Why The Law Arrived Now: A Year Of Documented Harm To Teens

The legislation did not appear out of nowhere. Over the past year, attorneys general and families have filed complaints and lawsuits alleging that AI chatbots harmed minors, including a Pennsylvania action over bots posing as licensed professionals. The core concern is that companion bots are engineered for engagement, using always-available, affirming, human-like conversation that can deepen isolation, expose minors to inappropriate content, or fail catastrophically in a mental-health crisis. New York's move reflects a judgment that the industry's voluntary safeguards have not kept pace with the risk.

Industry Faces A State-By-State Patchwork As Congress Stalls

The conflict here is concrete: lawmakers and the attorney general on one side, the companion-AI industry on the other. Companies have argued that overly broad definitions could sweep in general-purpose assistants and homework helpers, and that age verification raises its own privacy problems, since confirming a user is over 18 can require collecting more personal data, not less. Supporters counter that the bill targets companion design specifically, not every chatbot.

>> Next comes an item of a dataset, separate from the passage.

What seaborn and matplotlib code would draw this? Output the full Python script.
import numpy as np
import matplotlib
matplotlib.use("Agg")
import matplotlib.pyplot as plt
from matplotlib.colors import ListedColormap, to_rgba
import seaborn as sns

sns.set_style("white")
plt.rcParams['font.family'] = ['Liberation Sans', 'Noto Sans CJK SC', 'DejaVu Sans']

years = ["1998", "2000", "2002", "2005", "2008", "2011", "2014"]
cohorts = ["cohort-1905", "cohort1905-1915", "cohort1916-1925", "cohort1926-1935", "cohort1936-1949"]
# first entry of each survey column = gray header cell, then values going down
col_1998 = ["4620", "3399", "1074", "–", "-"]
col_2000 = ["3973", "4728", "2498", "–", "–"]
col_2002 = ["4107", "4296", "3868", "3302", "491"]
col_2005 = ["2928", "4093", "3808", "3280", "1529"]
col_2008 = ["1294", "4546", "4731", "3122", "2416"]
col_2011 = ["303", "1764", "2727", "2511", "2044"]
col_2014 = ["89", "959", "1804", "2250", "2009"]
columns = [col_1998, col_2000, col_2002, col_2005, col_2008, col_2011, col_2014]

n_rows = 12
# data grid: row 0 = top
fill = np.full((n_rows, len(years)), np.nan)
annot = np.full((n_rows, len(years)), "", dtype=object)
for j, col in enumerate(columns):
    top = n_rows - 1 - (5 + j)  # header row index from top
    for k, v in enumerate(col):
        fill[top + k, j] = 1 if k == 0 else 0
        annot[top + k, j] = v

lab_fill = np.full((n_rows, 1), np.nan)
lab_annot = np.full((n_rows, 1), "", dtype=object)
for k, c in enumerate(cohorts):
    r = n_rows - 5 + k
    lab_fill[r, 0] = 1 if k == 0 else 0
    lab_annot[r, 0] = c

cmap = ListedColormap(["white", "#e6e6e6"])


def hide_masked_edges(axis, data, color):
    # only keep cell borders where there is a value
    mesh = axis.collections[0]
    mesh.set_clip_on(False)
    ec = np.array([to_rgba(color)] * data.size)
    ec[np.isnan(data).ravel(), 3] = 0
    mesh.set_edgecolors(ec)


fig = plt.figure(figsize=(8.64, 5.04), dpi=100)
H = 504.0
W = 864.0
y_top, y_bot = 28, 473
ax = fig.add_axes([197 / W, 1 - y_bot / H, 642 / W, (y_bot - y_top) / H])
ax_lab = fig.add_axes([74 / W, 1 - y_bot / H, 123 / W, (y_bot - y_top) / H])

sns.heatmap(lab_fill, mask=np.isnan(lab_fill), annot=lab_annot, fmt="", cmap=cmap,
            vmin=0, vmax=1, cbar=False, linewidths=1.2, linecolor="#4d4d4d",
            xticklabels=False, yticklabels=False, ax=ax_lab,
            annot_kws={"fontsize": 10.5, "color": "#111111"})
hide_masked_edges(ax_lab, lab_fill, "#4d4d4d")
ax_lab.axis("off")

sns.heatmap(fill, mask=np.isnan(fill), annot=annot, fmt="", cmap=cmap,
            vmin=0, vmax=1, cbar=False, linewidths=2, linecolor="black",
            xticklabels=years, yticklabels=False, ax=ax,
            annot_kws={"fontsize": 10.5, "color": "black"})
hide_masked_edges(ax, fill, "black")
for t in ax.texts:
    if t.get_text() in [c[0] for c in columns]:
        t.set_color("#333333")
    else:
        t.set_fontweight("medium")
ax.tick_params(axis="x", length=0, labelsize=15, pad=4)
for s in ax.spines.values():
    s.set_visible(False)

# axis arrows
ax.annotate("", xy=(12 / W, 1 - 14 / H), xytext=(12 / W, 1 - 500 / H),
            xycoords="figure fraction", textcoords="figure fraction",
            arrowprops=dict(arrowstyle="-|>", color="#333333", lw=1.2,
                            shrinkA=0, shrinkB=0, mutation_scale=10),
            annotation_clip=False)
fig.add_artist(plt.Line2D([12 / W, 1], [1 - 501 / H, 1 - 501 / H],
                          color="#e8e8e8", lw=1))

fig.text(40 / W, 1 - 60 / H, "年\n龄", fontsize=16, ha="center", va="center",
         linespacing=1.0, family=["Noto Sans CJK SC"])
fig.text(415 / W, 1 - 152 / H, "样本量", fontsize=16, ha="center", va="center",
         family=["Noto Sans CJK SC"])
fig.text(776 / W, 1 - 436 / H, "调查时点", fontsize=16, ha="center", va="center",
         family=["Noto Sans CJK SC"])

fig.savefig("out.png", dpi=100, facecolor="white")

At the federal level, Representatives Valerie Foushee and Blake Moore introduced the bipartisan GUARD Act, which would ban AI companion chatbots for minors nationwide and require chatbots to disclose that they are not human. That bill has not passed Congress, and the U.S. Senate Judiciary Committee has only begun debating companion-chatbot safety. The practical result is a patchwork: companies will likely apply the strictest state's rules nationally rather than build separate products, meaning New York's law could shape what families everywhere can access.

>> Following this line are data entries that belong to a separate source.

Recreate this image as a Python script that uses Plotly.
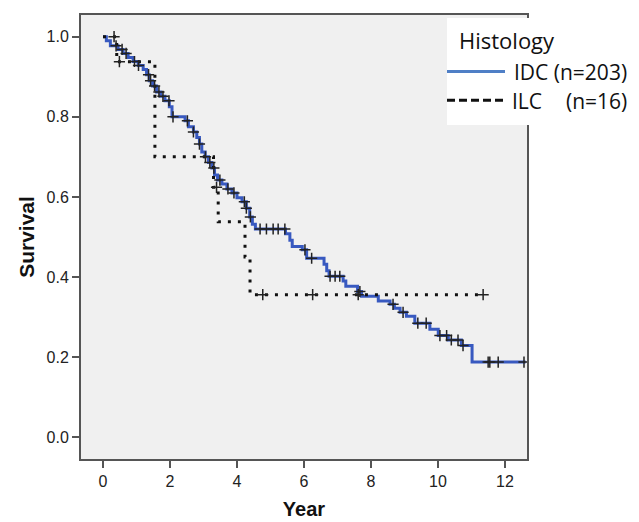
import numpy as np
import plotly.graph_objects as go

# ---- data ----
idc_t = [0, 0.1, 0.22, 0.45, 0.6, 0.75, 0.9, 1.05, 1.2, 1.3,
         1.38, 1.48, 1.6, 1.72, 1.85, 1.98, 2.06, 2.45, 2.55, 2.7,
         2.8, 2.88, 2.95, 3.05, 3.15, 3.25, 3.33, 3.42, 3.55, 3.7,
         3.85, 4.0, 4.15, 4.28, 4.38, 4.46, 4.55, 5.45, 5.58, 5.65,
         5.95, 6.08, 6.6, 6.68, 6.75, 7.17, 7.25, 7.6, 7.72, 8.22,
         8.57, 8.7, 8.87, 9.06, 9.31, 9.76, 10.01, 10.31, 10.7, 11.02, 12.62]
idc_s = [1.0, 0.99, 0.977, 0.968, 0.958, 0.948, 0.938, 0.928, 0.918, 0.905,
         0.89, 0.877, 0.862, 0.851, 0.84, 0.825, 0.80, 0.79, 0.775, 0.762,
         0.748, 0.732, 0.712, 0.70, 0.686, 0.672, 0.655, 0.642, 0.632, 0.62,
         0.61, 0.598, 0.588, 0.572, 0.55, 0.532, 0.52, 0.508, 0.492, 0.476,
         0.468, 0.447, 0.432, 0.416, 0.402, 0.39, 0.377, 0.364, 0.352, 0.34,
         0.332, 0.322, 0.312, 0.302, 0.285, 0.27, 0.254, 0.243, 0.229, 0.188, 0.188]
idc_censored = [0.39, 0.57, 0.69, 0.94, 1.06, 1.36, 1.42, 1.54, 1.67, 1.79,
                1.97, 2.09, 2.52, 2.70, 2.88, 3.06, 3.19, 3.31, 3.49, 3.73,
                3.91, 4.22, 4.28, 4.40, 4.69, 4.88, 5.08, 5.23, 5.43, 6.03,
                6.23, 6.78, 6.93, 7.07, 7.67, 8.66, 8.96, 9.4, 9.65, 10.06,
                10.26, 10.4, 10.6, 10.75, 11.5, 11.55, 11.8, 12.57]

ilc_t = [0, 0.41, 1.55, 3.3, 3.44, 4.24, 4.39, 11.35]
ilc_s = [1.0, 0.9375, 0.70, 0.624, 0.538, 0.45, 0.356, 0.356]
ilc_censored = [0.33, 0.49, 3.39, 4.77, 6.26, 7.62, 11.35]

x_ticks = [0, 2, 4, 6, 8, 10, 12]
y_ticks = [0.0, 0.2, 0.4, 0.6, 0.8, 1.0]

legend_title = "Histology"
idc_label = "IDC (n=203)"
ilc_label = ["ILC", "(n=16)"]


def step_at(times, surv, xs):
    t = np.asarray(times)
    s = np.asarray(surv)
    idx = np.searchsorted(t, np.asarray(xs), side="right") - 1
    return s[idx]


# page offset of the plot div (default body margin)
OFF = 8
W, H = 639 - OFF, 522 - OFF
# plot area in window pixels
L, R, T, B = 81, 527, 13, 461


def px(xp):
    return (xp - L) / (R - L)


def py(yp):
    return (B - yp) / (B - T)


fig = go.Figure()

fig.add_trace(go.Scatter(x=idc_t, y=idc_s, mode="lines", line_shape="hv",
                         line=dict(color="#3859c0", width=3), name=idc_label,
                         showlegend=False))
fig.add_trace(go.Scatter(x=ilc_t, y=ilc_s, mode="lines", line_shape="hv",
                         line=dict(color="#111111", width=3, dash="3px,7px"),
                         name="ILC (n=16)", showlegend=False))
fig.add_trace(go.Scatter(x=idc_censored, y=step_at(idc_t, idc_s, idc_censored),
                         mode="markers",
                         marker=dict(symbol="cross-thin", size=8,
                                     line=dict(color="#222222", width=1.5)),
                         showlegend=False, name="IDC censored"))
fig.add_trace(go.Scatter(x=ilc_censored, y=step_at(ilc_t, ilc_s, ilc_censored),
                         mode="markers",
                         marker=dict(symbol="cross-thin", size=8,
                                     line=dict(color="#222222", width=1.5)),
                         showlegend=False, name="ILC censored"))

# custom legend (box, samples, texts)
shapes = [
    dict(type="rect", xref="paper", yref="paper", x0=px(447), x1=px(645),
         y0=py(124), y1=py(16), fillcolor="white", line=dict(width=0),
         layer="above"),
    dict(type="line", xref="paper", yref="paper", x0=px(447), x1=px(505),
         y0=py(70), y1=py(70), line=dict(color="#4f7fc6", width=3),
         layer="above"),
    dict(type="line", xref="paper", yref="paper", x0=px(447), x1=px(507),
         y0=py(99), y1=py(99), line=dict(color="#111111", width=3,
                                          dash="8px,4px"),
         layer="above"),
]
lfont = dict(family="Open Sans", size=21, color="#111111")
annotations = [
    dict(text=legend_title, xref="paper", yref="paper", x=px(457), y=py(38),
         xanchor="left", yanchor="middle", showarrow=False,
         font=dict(family="Open Sans", size=22, color="#111111")),
    dict(text=idc_label, xref="paper", yref="paper", x=px(629), y=py(71),
         xanchor="right", yanchor="middle", showarrow=False, font=lfont),
    dict(text=ilc_label[0], xref="paper", yref="paper", x=px(510), y=py(100),
         xanchor="left", yanchor="middle", showarrow=False, font=lfont),
    dict(text=ilc_label[1], xref="paper", yref="paper", x=px(629), y=py(100),
         xanchor="right", yanchor="middle", showarrow=False, font=lfont),
]

axis_common = dict(showgrid=False, zeroline=False, showline=True,
                   linecolor="#555555", linewidth=2, mirror=True,
                   ticks="outside", ticklen=7, tickwidth=1.5, tickcolor="#555555",
                   tickfont=dict(family="Liberation Sans", size=16, color="#222222"))

fig.update_layout(
    width=W, height=H,
    margin=dict(l=L - OFF, r=639 - R, t=T - OFF, b=522 - B),
    paper_bgcolor="white",
    plot_bgcolor="#f0f0f0",
    shapes=shapes,
    annotations=annotations,
    xaxis=dict(range=[-0.657, 12.66], tickvals=x_ticks,
               title=dict(text="<b>Year</b>", standoff=13,
                          font=dict(family="Liberation Sans", size=20, color="#111111")),
               **axis_common),
    yaxis=dict(range=[-0.054, 1.054], tickvals=y_ticks, tickformat=".1f",
               title=dict(text="<b>Survival</b>", standoff=6,
                          font=dict(family="Liberation Sans", size=21, color="#111111")),
               **axis_common),
)

fig.write_html("out.html", config={"displayModeBar": False})
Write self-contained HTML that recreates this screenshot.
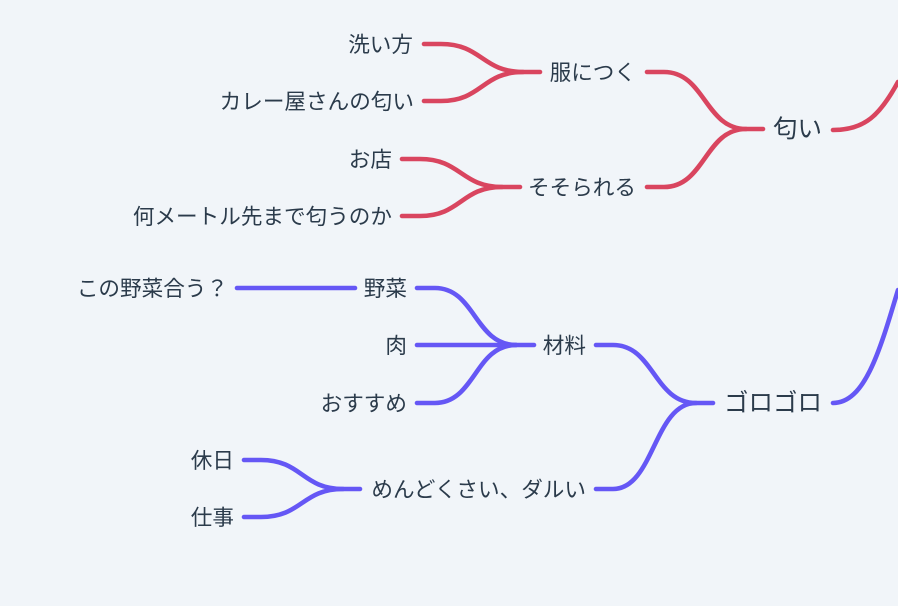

How Can Parents Tell If An App Has A Companion Chatbot?

For parents, the actionable step is to audit the apps already on a child's phone. Companion features are increasingly added to apps that started as something else, so the label "AI friend," "AI companion," or a persistent named persona is the signal to watch. Review in-app settings for AI toggles, check age ratings, and treat any chatbot that remembers past conversations and initiates contact as a companion product covered by this kind of rule.


Frequently Asked Questions

What is an AI companion chatbot?

It is software designed to simulate an ongoing emotional or social relationship, often with a named persona, memory of past chats, and human-like, affirming conversation. New York's S 9051 targets this category specifically, not general-purpose assistants or search tools.

Does the New York AI chatbot law apply outside New York?

Legally it governs offerings to New York minors, but because companies usually apply the strictest state rules nationwide rather than build separate products, the practical effect may reach families in other states.

What happens to companies that break the law?

The New York attorney general can pursue civil penalties of up to $25,000 per violation. Because the penalty is per violation, costs can accumulate quickly across many underage interactions.